__Task objective__
Drop every picture, then transcribe the remaining data exactly.

__Dataset section__
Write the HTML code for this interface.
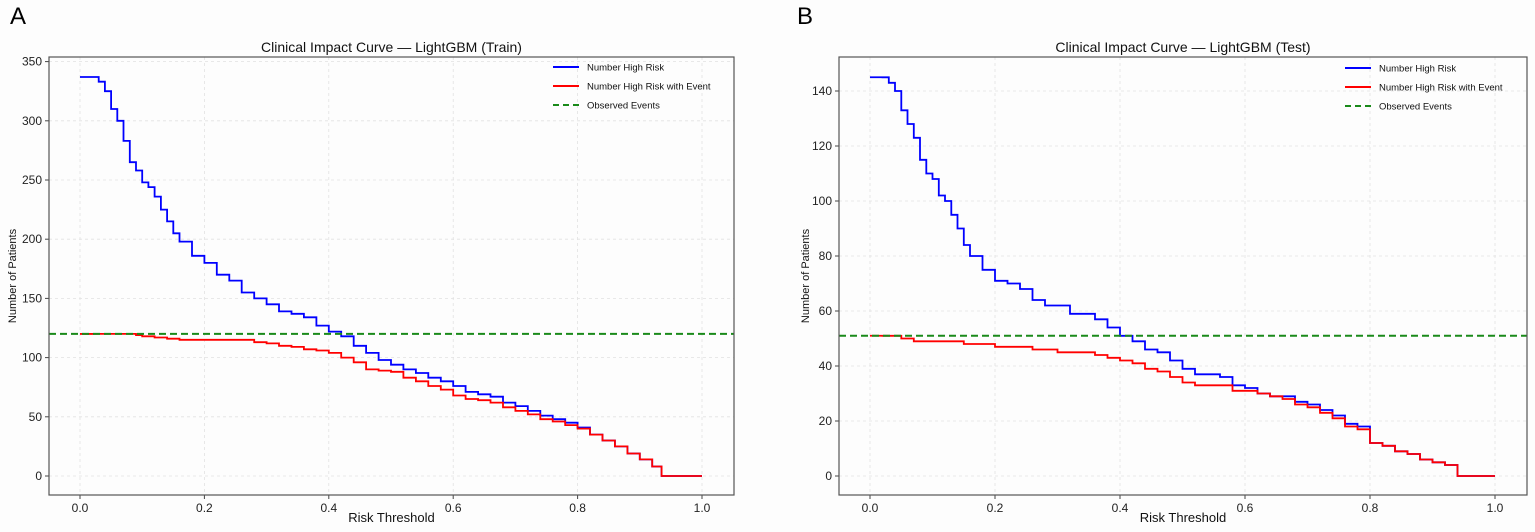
<!DOCTYPE html>
<html><head><meta charset="utf-8"><style>
body{margin:0;background:#fdfdfd;}
svg{display:block;font-family:"Liberation Sans",sans-serif;}
</style></head><body>
<svg id="s" width="1535" height="532" xmlns="http://www.w3.org/2000/svg">
<rect width="1535" height="532" fill="#fdfdfd"/>
<text x="10" y="24" font-size="24">A</text>
<text x="797" y="24" font-size="24">B</text>
</svg>
<script>
const xTicks=[0,0.2,0.4,0.6,0.8,1.0];
const xTickLabels=["0.0","0.2","0.4","0.6","0.8","1.0"];
const aYTicks=[0,50,100,150,200,250,300,350];
const bYTicks=[0,20,40,60,80,100,120,140];
const aThr=[0,0.02,0.03,0.04,0.05,0.06,0.07,0.08,0.09,0.10,0.11,0.12,0.13,0.14,0.15,0.16,0.18,0.20,0.22,0.24,0.26,0.28,0.30,0.32,0.34,0.36,0.38,0.40,0.42,0.44,0.46,0.48,0.50,0.52,0.54,0.56,0.58,0.60,0.62,0.64,0.66,0.68,0.70,0.72,0.74,0.76,0.78,0.80,0.82,0.84,0.86,0.88,0.90,0.92,0.935,1.0];
const aHigh=[337,337,333,325,310,300,283,265,258,248,244,236,225,215,205,198,186,180,170,165,155,150,145,139,137,134,127,122,118,110,104,98,94,90,87,83,80,76,71,69,67,62,59,55,51,48,45,41,35,30,25,19,14,8,0,0];
const aEvent=[120,120,120,120,120,120,120,120,119,118,118,117,117,116,116,115,115,115,115,115,115,113,112,110,109,107,106,104,100,96,90,89,88,83,80,76,73,68,65,64,62,58,55,52,48,46,43,40,35,30,25,19,14,8,0,0];
const aObserved=120;
const bThr=[0,0.02,0.03,0.04,0.05,0.06,0.07,0.08,0.09,0.10,0.11,0.12,0.13,0.14,0.15,0.16,0.18,0.20,0.22,0.24,0.26,0.28,0.30,0.32,0.34,0.36,0.38,0.40,0.42,0.44,0.46,0.48,0.50,0.52,0.54,0.56,0.58,0.60,0.62,0.64,0.66,0.68,0.70,0.72,0.74,0.76,0.78,0.80,0.82,0.84,0.86,0.88,0.90,0.92,0.94,1.0];
const bHigh=[145,145,143,140,133,128,123,115,110,108,102,100,95,90,84,80,75,71,70,68,64,62,62,59,59,57,54,51,49,46,45,42,39,37,37,36,33,32,30,29,29,27,26,24,22,19,18,12,11,9,8,6,5,4,0,0];
const bEvent=[51,51,51,51,50,50,49,49,49,49,49,49,49,49,48,48,48,47,47,47,46,46,45,45,45,44,43,42,41,39,38,36,34,33,33,33,31,31,30,29,28,26,25,23,21,18,17,12,11,9,8,6,5,4,0,0];
const bObserved=51;
const svg=document.getElementById('s');
const NS='http://www.w3.org/2000/svg';
function mk(tag,attrs,parent){const e=document.createElementNS(NS,tag);for(const k in attrs)e.setAttribute(k,attrs[k]);(parent||svg).appendChild(e);return e;}
function panel(p){
  const g=mk('g',{});
  
  
  const X=t=>p.x0+t*(p.x1-p.x0);
  const Y=v=>p.y0-v*p.ky;
  const plot=mk('rect',{x:p.L,y:p.T,width:p.R-p.L,height:p.B-p.T,fill:'#fdfdfd',stroke:'none'},g);
  
  
  xTicks.forEach((t,i)=>{
    const gl=mk('line',{x1:X(t),x2:X(t),y1:p.T,y2:p.B,stroke:'#e2e2e2','stroke-dasharray':'3,3','stroke-width':0.8},g);
    
    
    mk('line',{x1:X(t),x2:X(t),y1:p.B,y2:p.B+4,stroke:'#444'},g);
    const tx=mk('text',{x:X(t),y:p.B+17,'font-size':12,'text-anchor':'middle',fill:'#222'},g);
    tx.textContent=xTickLabels[i];
    
    
  });
  p.yt.forEach(v=>{
    const gl=mk('line',{x1:p.L,x2:p.R,y1:Y(v),y2:Y(v),stroke:'#e2e2e2','stroke-dasharray':'3,3','stroke-width':0.8},g);
    
    
    mk('line',{x1:p.L-4,x2:p.L,y1:Y(v),y2:Y(v),stroke:'#444'},g);
    const tx=mk('text',{x:p.L-7,y:Y(v)+4,'font-size':12,'text-anchor':'end',fill:'#222'},g);
    tx.textContent=String(v);
    
    
  });
  function step(th,vals,color,name){
    let d='M'+X(th[0])+','+Y(vals[0]);
    for(let i=1;i<th.length;i++){d+=' H'+X(th[i]).toFixed(1)+' V'+Y(vals[i]).toFixed(1);}
    const pa=mk('path',{d:d,fill:'none',stroke:color,'stroke-width':1.8},g);
    
    
  }
  step(p.th,p.hi,'#0000ff',p.id+'-high-risk-line');
  step(p.th,p.ev,'#ff0000',p.id+'-event-line');
  const ob=mk('line',{x1:p.L,x2:p.R,y1:Y(p.obs),y2:Y(p.obs),stroke:'#1a8a1a','stroke-width':2,'stroke-dasharray':'7,4'},g);
  
  
  const fr=mk('rect',{x:p.L,y:p.T,width:p.R-p.L,height:p.B-p.T,fill:'none',stroke:'#555','stroke-width':1.2},g);
  
  
  const ti=mk('text',{x:(p.L+p.R)/2,y:p.T-5,'font-size':14,'text-anchor':'middle',fill:'#111'},g);
  ti.textContent=p.title;
  
  
  const xl=mk('text',{x:(p.L+p.R)/2,y:p.B+27,'font-size':13,'text-anchor':'middle',fill:'#111'},g);
  xl.textContent='Risk Threshold';
  
  
  const yl=mk('text',{x:p.ylx,y:(p.T+p.B)/2,'font-size':11,'text-anchor':'middle',fill:'#111',transform:'rotate(-90 '+p.ylx+' '+((p.T+p.B)/2)+')'},g);
  yl.textContent='Number of Patients';
  
  
  const lg=mk('g',{},g);
  
  
  const items=[['Number High Risk','#0000ff',''],['Number High Risk with Event','#ff0000',''],['Observed Events','#1a8a1a','6,4']];
  items.forEach((it,i)=>{
    const yy=p.lgy+i*19;
    mk('line',{x1:p.lgx,x2:p.lgx+26,y1:yy,y2:yy,stroke:it[1],'stroke-width':2,'stroke-dasharray':it[2]||'none'},lg);
    const t=mk('text',{x:p.lgx+34,y:yy+3.5,'font-size':9.5,fill:'#111'},lg);
    t.textContent=it[0];
    
    
  });
}
panel({id:'train',L:49,R:734,T:57,B:495,x0:80,x1:702,y0:476,ky:1.184,yt:aYTicks,th:aThr,hi:aHigh,ev:aEvent,obs:aObserved,title:'Clinical Impact Curve — LightGBM (Train)',ylx:16,lgx:553,lgy:67});
panel({id:'test',L:839,R:1527,T:57,B:495,x0:870,x1:1495,y0:476,ky:2.75,yt:bYTicks,th:bThr,hi:bHigh,ev:bEvent,obs:bObserved,title:'Clinical Impact Curve — LightGBM (Test)',ylx:809,lgx:1345,lgy:68});
</script>
</body></html>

__Answer to the problem__
Write the HTML code for this interface.
<!DOCTYPE html>
<html><head><meta charset="utf-8"><style>
body{margin:0;background:#fdfdfd;}
svg{display:block;font-family:"Liberation Sans",sans-serif;}
</style></head><body>
<svg id="s" width="1535" height="532" xmlns="http://www.w3.org/2000/svg">
<rect width="1535" height="532" fill="#fdfdfd"/>
<text x="10" y="24" font-size="24">A</text>
<text x="797" y="24" font-size="24">B</text>
</svg>
<script>
const xTicks=[0,0.2,0.4,0.6,0.8,1.0];
const xTickLabels=["0.0","0.2","0.4","0.6","0.8","1.0"];
const aYTicks=[0,50,100,150,200,250,300,350];
const bYTicks=[0,20,40,60,80,100,120,140];
const aThr=[0,0.02,0.03,0.04,0.05,0.06,0.07,0.08,0.09,0.10,0.11,0.12,0.13,0.14,0.15,0.16,0.18,0.20,0.22,0.24,0.26,0.28,0.30,0.32,0.34,0.36,0.38,0.40,0.42,0.44,0.46,0.48,0.50,0.52,0.54,0.56,0.58,0.60,0.62,0.64,0.66,0.68,0.70,0.72,0.74,0.76,0.78,0.80,0.82,0.84,0.86,0.88,0.90,0.92,0.935,1.0];
const aHigh=[337,337,333,325,310,300,283,265,258,248,244,236,225,215,205,198,186,180,170,165,155,150,145,139,137,134,127,122,118,110,104,98,94,90,87,83,80,76,71,69,67,62,59,55,51,48,45,41,35,30,25,19,14,8,0,0];
const aEvent=[120,120,120,120,120,120,120,120,119,118,118,117,117,116,116,115,115,115,115,115,115,113,112,110,109,107,106,104,100,96,90,89,88,83,80,76,73,68,65,64,62,58,55,52,48,46,43,40,35,30,25,19,14,8,0,0];
const aObserved=120;
const bThr=[0,0.02,0.03,0.04,0.05,0.06,0.07,0.08,0.09,0.10,0.11,0.12,0.13,0.14,0.15,0.16,0.18,0.20,0.22,0.24,0.26,0.28,0.30,0.32,0.34,0.36,0.38,0.40,0.42,0.44,0.46,0.48,0.50,0.52,0.54,0.56,0.58,0.60,0.62,0.64,0.66,0.68,0.70,0.72,0.74,0.76,0.78,0.80,0.82,0.84,0.86,0.88,0.90,0.92,0.94,1.0];
const bHigh=[145,145,143,140,133,128,123,115,110,108,102,100,95,90,84,80,75,71,70,68,64,62,62,59,59,57,54,51,49,46,45,42,39,37,37,36,33,32,30,29,29,27,26,24,22,19,18,12,11,9,8,6,5,4,0,0];
const bEvent=[51,51,51,51,50,50,49,49,49,49,49,49,49,49,48,48,48,47,47,47,46,46,45,45,45,44,43,42,41,39,38,36,34,33,33,33,31,31,30,29,28,26,25,23,21,18,17,12,11,9,8,6,5,4,0,0];
const bObserved=51;
const svg=document.getElementById('s');
const NS='http://www.w3.org/2000/svg';
function mk(tag,attrs,parent){const e=document.createElementNS(NS,tag);for(const k in attrs)e.setAttribute(k,attrs[k]);(parent||svg).appendChild(e);return e;}
function panel(p){
  const g=mk('g',{});
  
  
  const X=t=>p.x0+t*(p.x1-p.x0);
  const Y=v=>p.y0-v*p.ky;
  const plot=mk('rect',{x:p.L,y:p.T,width:p.R-p.L,height:p.B-p.T,fill:'#fdfdfd',stroke:'none'},g);
  
  
  xTicks.forEach((t,i)=>{
    const gl=mk('line',{x1:X(t),x2:X(t),y1:p.T,y2:p.B,stroke:'#e2e2e2','stroke-dasharray':'3,3','stroke-width':0.8},g);
    
    
    mk('line',{x1:X(t),x2:X(t),y1:p.B,y2:p.B+4,stroke:'#444'},g);
    const tx=mk('text',{x:X(t),y:p.B+17,'font-size':12,'text-anchor':'middle',fill:'#222'},g);
    tx.textContent=xTickLabels[i];
    
    
  });
  p.yt.forEach(v=>{
    const gl=mk('line',{x1:p.L,x2:p.R,y1:Y(v),y2:Y(v),stroke:'#e2e2e2','stroke-dasharray':'3,3','stroke-width':0.8},g);
    
    
    mk('line',{x1:p.L-4,x2:p.L,y1:Y(v),y2:Y(v),stroke:'#444'},g);
    const tx=mk('text',{x:p.L-7,y:Y(v)+4,'font-size':12,'text-anchor':'end',fill:'#222'},g);
    tx.textContent=String(v);
    
    
  });
  function step(th,vals,color,name){
    let d='M'+X(th[0])+','+Y(vals[0]);
    for(let i=1;i<th.length;i++){d+=' H'+X(th[i]).toFixed(1)+' V'+Y(vals[i]).toFixed(1);}
    const pa=mk('path',{d:d,fill:'none',stroke:color,'stroke-width':1.8},g);
    
    
  }
  step(p.th,p.hi,'#0000ff',p.id+'-high-risk-line');
  step(p.th,p.ev,'#ff0000',p.id+'-event-line');
  const ob=mk('line',{x1:p.L,x2:p.R,y1:Y(p.obs),y2:Y(p.obs),stroke:'#1a8a1a','stroke-width':2,'stroke-dasharray':'7,4'},g);
  
  
  const fr=mk('rect',{x:p.L,y:p.T,width:p.R-p.L,height:p.B-p.T,fill:'none',stroke:'#555','stroke-width':1.2},g);
  
  
  const ti=mk('text',{x:(p.L+p.R)/2,y:p.T-5,'font-size':14,'text-anchor':'middle',fill:'#111'},g);
  ti.textContent=p.title;
  
  
  const xl=mk('text',{x:(p.L+p.R)/2,y:p.B+27,'font-size':13,'text-anchor':'middle',fill:'#111'},g);
  xl.textContent='Risk Threshold';
  
  
  const yl=mk('text',{x:p.ylx,y:(p.T+p.B)/2,'font-size':11,'text-anchor':'middle',fill:'#111',transform:'rotate(-90 '+p.ylx+' '+((p.T+p.B)/2)+')'},g);
  yl.textContent='Number of Patients';
  
  
  const lg=mk('g',{},g);
  
  
  const items=[['Number High Risk','#0000ff',''],['Number High Risk with Event','#ff0000',''],['Observed Events','#1a8a1a','6,4']];
  items.forEach((it,i)=>{
    const yy=p.lgy+i*19;
    mk('line',{x1:p.lgx,x2:p.lgx+26,y1:yy,y2:yy,stroke:it[1],'stroke-width':2,'stroke-dasharray':it[2]||'none'},lg);
    const t=mk('text',{x:p.lgx+34,y:yy+3.5,'font-size':9.5,fill:'#111'},lg);
    t.textContent=it[0];
    
    
  });
}
panel({id:'train',L:49,R:734,T:57,B:495,x0:80,x1:702,y0:476,ky:1.184,yt:aYTicks,th:aThr,hi:aHigh,ev:aEvent,obs:aObserved,title:'Clinical Impact Curve — LightGBM (Train)',ylx:16,lgx:553,lgy:67});
panel({id:'test',L:839,R:1527,T:57,B:495,x0:870,x1:1495,y0:476,ky:2.75,yt:bYTicks,th:bThr,hi:bHigh,ev:bEvent,obs:bObserved,title:'Clinical Impact Curve — LightGBM (Test)',ylx:809,lgx:1345,lgy:68});
</script>
</body></html>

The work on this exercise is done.